Please report every line from the material that contains the word "chart".
* Begin DATA EXTRACT *
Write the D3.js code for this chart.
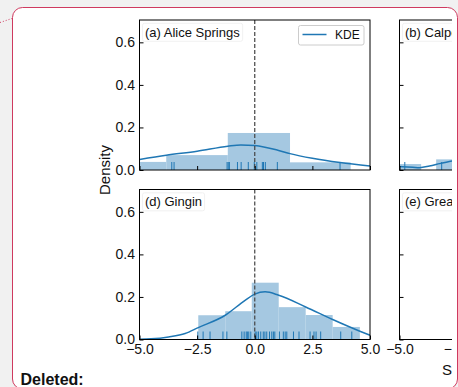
<!DOCTYPE html>
<html>
<head>
<meta charset="utf-8">
<script src="https://cdn.jsdelivr.net/npm/d3@7"></script>
<style>
  body { margin: 0; background: #f1f1f1; }
  svg { display: block; font-family: "Liberation Sans", Arial, Helvetica, sans-serif; }
</style>
</head>
<body>
<svg id="chart" width="458" height="387"></svg>
<script>
// values
var xTicks = [-5, -2.5, 0, 2.5, 5];
var yTicks = [0, 0.2, 0.4, 0.6];
var panelTitles = ["(a) Alice Springs", "(b) Calperum", "(d) Gingin", "(e) Great Western Woodlands"];

var aliceEdges = [-6.52, -3.84, -1.17, 1.53, 4.16];
var aliceDensity = [0.038, 0.070, 0.174, 0.036];
var aliceRug = [-3.6, -3.5, -1.2, -1.15, -1.1, -0.75, -0.59, -0.28, -0.02, 0.09, 0.33, 0.38, 0.46, 0.98, 3.7];
var aliceKdeX = [-5, -3.84, -2.5, -1.17, -0.6, 0, 1, 1.53, 2.5, 3.7, 5];
var aliceKdeY = [0.049, 0.069, 0.088, 0.112, 0.118, 0.115, 0.093, 0.077, 0.055, 0.035, 0.019];

var calpEdges = [-5.36, -4.06, -3.41, -2.11];
var calpDensity = [0.028, 0, 0.05];
var calpRug = [-4.77, -3.17];
var calpKdeX = [-5, -4.43, -4.13, -3.7, -3.26, -2.48, -2.2];
var calpKdeY = [0.016, 0.013, 0.011, 0.019, 0.030, 0.049, 0.057];

var ginginEdges = [-2.45, -1.28, -0.13, 1.04, 2.21, 3.38, 4.56];
var ginginDensity = [0.114, 0.133, 0.267, 0.152, 0.115, 0.059];
var ginginRug = [-2.47, -2.24, -1.94, -1.38, -1.21, -0.56, -0.46, -0.37, -0.32, -0.26, -0.17,
  0.02, 0.09, 0.16, 0.26, 0.37, 0.44, 0.52, 0.64, 0.74, 0.81, 0.87, 1.07, 1.24, 1.32, 1.39,
  1.68, 1.92, 2.4, 2.57, 2.66, 2.86, 3.73, 4.21];
var ginginKdeX = [-5, -4.5, -3.74, -3.02, -2.45, -1.28, -0.42, 0, 0.45, 1.04, 2.21, 3.38, 4.56, 5];
var ginginKdeY = [0.001, 0.003, 0.012, 0.028, 0.056, 0.114, 0.184, 0.213, 0.224, 0.208, 0.153, 0.094, 0.039, 0.02];

var greatEdges = [];
var greatDensity = [];
var greatRug = [];
var greatKdeX = [];
var greatKdeY = [];

var panels = [
  { title: panelTitles[0], col: 0, row: 0, edges: aliceEdges, dens: aliceDensity, rug: aliceRug, kx: aliceKdeX, ky: aliceKdeY, legend: true },
  { title: panelTitles[1], col: 1, row: 0, edges: calpEdges, dens: calpDensity, rug: calpRug, kx: calpKdeX, ky: calpKdeY },
  { title: panelTitles[2], col: 0, row: 1, edges: ginginEdges, dens: ginginDensity, rug: ginginRug, kx: ginginKdeX, ky: ginginKdeY },
  { title: panelTitles[3], col: 1, row: 1, edges: greatEdges, dens: greatDensity, rug: greatRug, kx: greatKdeX, ky: greatKdeY }
];

var colLeft = [139.5, 399.5];
var rowTop = [20, 189.5];
var pw = 230.5, ph = 150;
var blue = "#1f77b4";
var border = "#cf3a5f";

var svg = d3.select("#chart");

// document comment box
svg.append("rect").attr("width", 458).attr("height", 387).attr("fill", "#f1f1f1");
svg.append("rect")
  .attr("x", 12.5).attr("y", 7.5).attr("width", 445).attr("height", 381.5).attr("rx", 10)
  .attr("fill", "#fff").attr("stroke", border).attr("stroke-width", 1);
svg.append("line")
  .attr("x1", 0).attr("y1", 22.5).attr("x2", 12).attr("y2", 18.5)
  .attr("stroke", border).attr("stroke-width", 1).attr("stroke-dasharray", "1,2");
svg.append("text").attr("x", 20.5).attr("y", 384.5)
  .attr("font-size", 16).attr("font-weight", "bold").attr("fill", "#111").text("Deleted:");

// the figure image is cut at the box's inner right edge
svg.append("clipPath").attr("id", "figclip")
  .append("rect").attr("x", 0).attr("y", 0).attr("width", 452).attr("height", 387);
var fig = svg.append("g").attr("clip-path", "url(#figclip)");

panels.forEach(function(p, i) {
  var left = colLeft[p.col], top = rowTop[p.row];
  var x = d3.scaleLinear().domain([-5, 5]).range([left, left + pw]);
  var y = d3.scaleLinear().domain([0, 0.705]).range([top + ph, top]);
  var g = fig.append("g");

  var clipId = "clip" + i;
  svg.append("clipPath").attr("id", clipId)
    .append("rect").attr("x", left).attr("y", top).attr("width", pw).attr("height", ph);
  var plot = g.append("g").attr("clip-path", "url(#" + clipId + ")");

  var bins = p.dens.map(function(d, k) { return { x0: p.edges[k], x1: p.edges[k + 1], d: d }; });
  plot.selectAll("rect.bar").data(bins).enter().append("rect")
    .attr("class", "bar")
    .attr("x", function(b) { return x(b.x0); })
    .attr("width", function(b) { return x(b.x1) - x(b.x0); })
    .attr("y", function(b) { return y(b.d); })
    .attr("height", function(b) { return y(0) - y(b.d); })
    .attr("fill", "#a5c8e1");

  var kde = p.kx.map(function(v, k) { return [v, p.ky[k]]; });
  if (kde.length) {
    plot.append("path").datum(kde)
      .attr("d", d3.line().x(function(d) { return x(d[0]); }).y(function(d) { return y(d[1]); })
        .curve(d3.curveMonotoneX))
      .attr("fill", "none").attr("stroke", blue).attr("stroke-width", 1.5);
  }

  plot.selectAll("line.rug").data(p.rug).enter().append("line")
    .attr("class", "rug")
    .attr("x1", function(d) { return x(d); }).attr("x2", function(d) { return x(d); })
    .attr("y1", y(0)).attr("y2", y(0) - 8)
    .attr("stroke", blue).attr("stroke-width", 1);

  g.append("line")
    .attr("x1", x(0)).attr("x2", x(0)).attr("y1", top).attr("y2", top + ph)
    .attr("stroke", "#444").attr("stroke-width", 1.2).attr("stroke-dasharray", "4,2");

  // title with a faint box
  var t = g.append("text").attr("x", left + 5.5).attr("y", top + 16.8)
    .attr("font-size", 13).attr("fill", "#111").text(p.title);
  var bb = t.node().getBBox();
  g.insert("rect", "text")
    .attr("x", bb.x - 2.5).attr("y", bb.y - 1.5).attr("width", bb.width + 5).attr("height", bb.height + 3)
    .attr("rx", 2).attr("fill", "#fff").attr("fill-opacity", 0.8)
    .attr("stroke", "#eeeeee").attr("stroke-width", 0.8);

  // axes, ticks pointing in
  var yAxis = d3.axisLeft(y).tickValues(yTicks).tickSize(-4).tickPadding(4.5)
    .tickFormat(p.col === 0 ? d3.format(".1f") : "");
  var xAxis = d3.axisBottom(x).tickValues(xTicks).tickSize(-4).tickPadding(4.5)
    .tickFormat(p.row === 1 ? d3.format(".1f") : "");
  var ya = g.append("g").attr("transform", "translate(" + left + ",0)").call(yAxis);
  var xa = g.append("g").attr("transform", "translate(0," + (top + ph) + ")").call(xAxis);
  [ya, xa].forEach(function(a) {
    a.select(".domain").remove();
    a.selectAll("text").attr("font-size", 14).attr("fill", "#111")
      .attr("font-family", "'Liberation Sans', Arial, sans-serif");
    a.selectAll("line").attr("stroke", "#000");
  });

  g.append("rect").attr("x", left).attr("y", top).attr("width", pw).attr("height", ph)
    .attr("fill", "none").attr("stroke", "#000").attr("stroke-width", 1);

  if (p.legend) {
    var lg = g.append("g");
    lg.append("rect").attr("x", 298.5).attr("y", 25.5).attr("width", 65.5).attr("height", 19.5)
      .attr("rx", 2).attr("fill", "#fff").attr("fill-opacity", 0.8)
      .attr("stroke", "#cccccc").attr("stroke-width", 1);
    lg.append("line").attr("x1", 302.5).attr("x2", 326.5).attr("y1", 34.5).attr("y2", 34.5)
      .attr("stroke", blue).attr("stroke-width", 1.5);
    lg.append("text").attr("x", 335).attr("y", 39).attr("font-size", 12).attr("fill", "#111").text("KDE");
  }
});

// shared axis labels
fig.append("text")
  .attr("transform", "translate(109.5,170) rotate(-90)")
  .attr("text-anchor", "middle").attr("font-size", 15).attr("fill", "#111").text("Density");
fig.append("text").attr("x", 442).attr("y", 375)
  .attr("font-size", 15).attr("fill", "#111").text("Standardised residual");
</script>
</body>
</html>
* End DATA EXTRACT *
### TASK SOLUTION
Write the D3.js code for this chart.
<svg id="chart" width="458" height="387"></svg>
var svg = d3.select("#chart");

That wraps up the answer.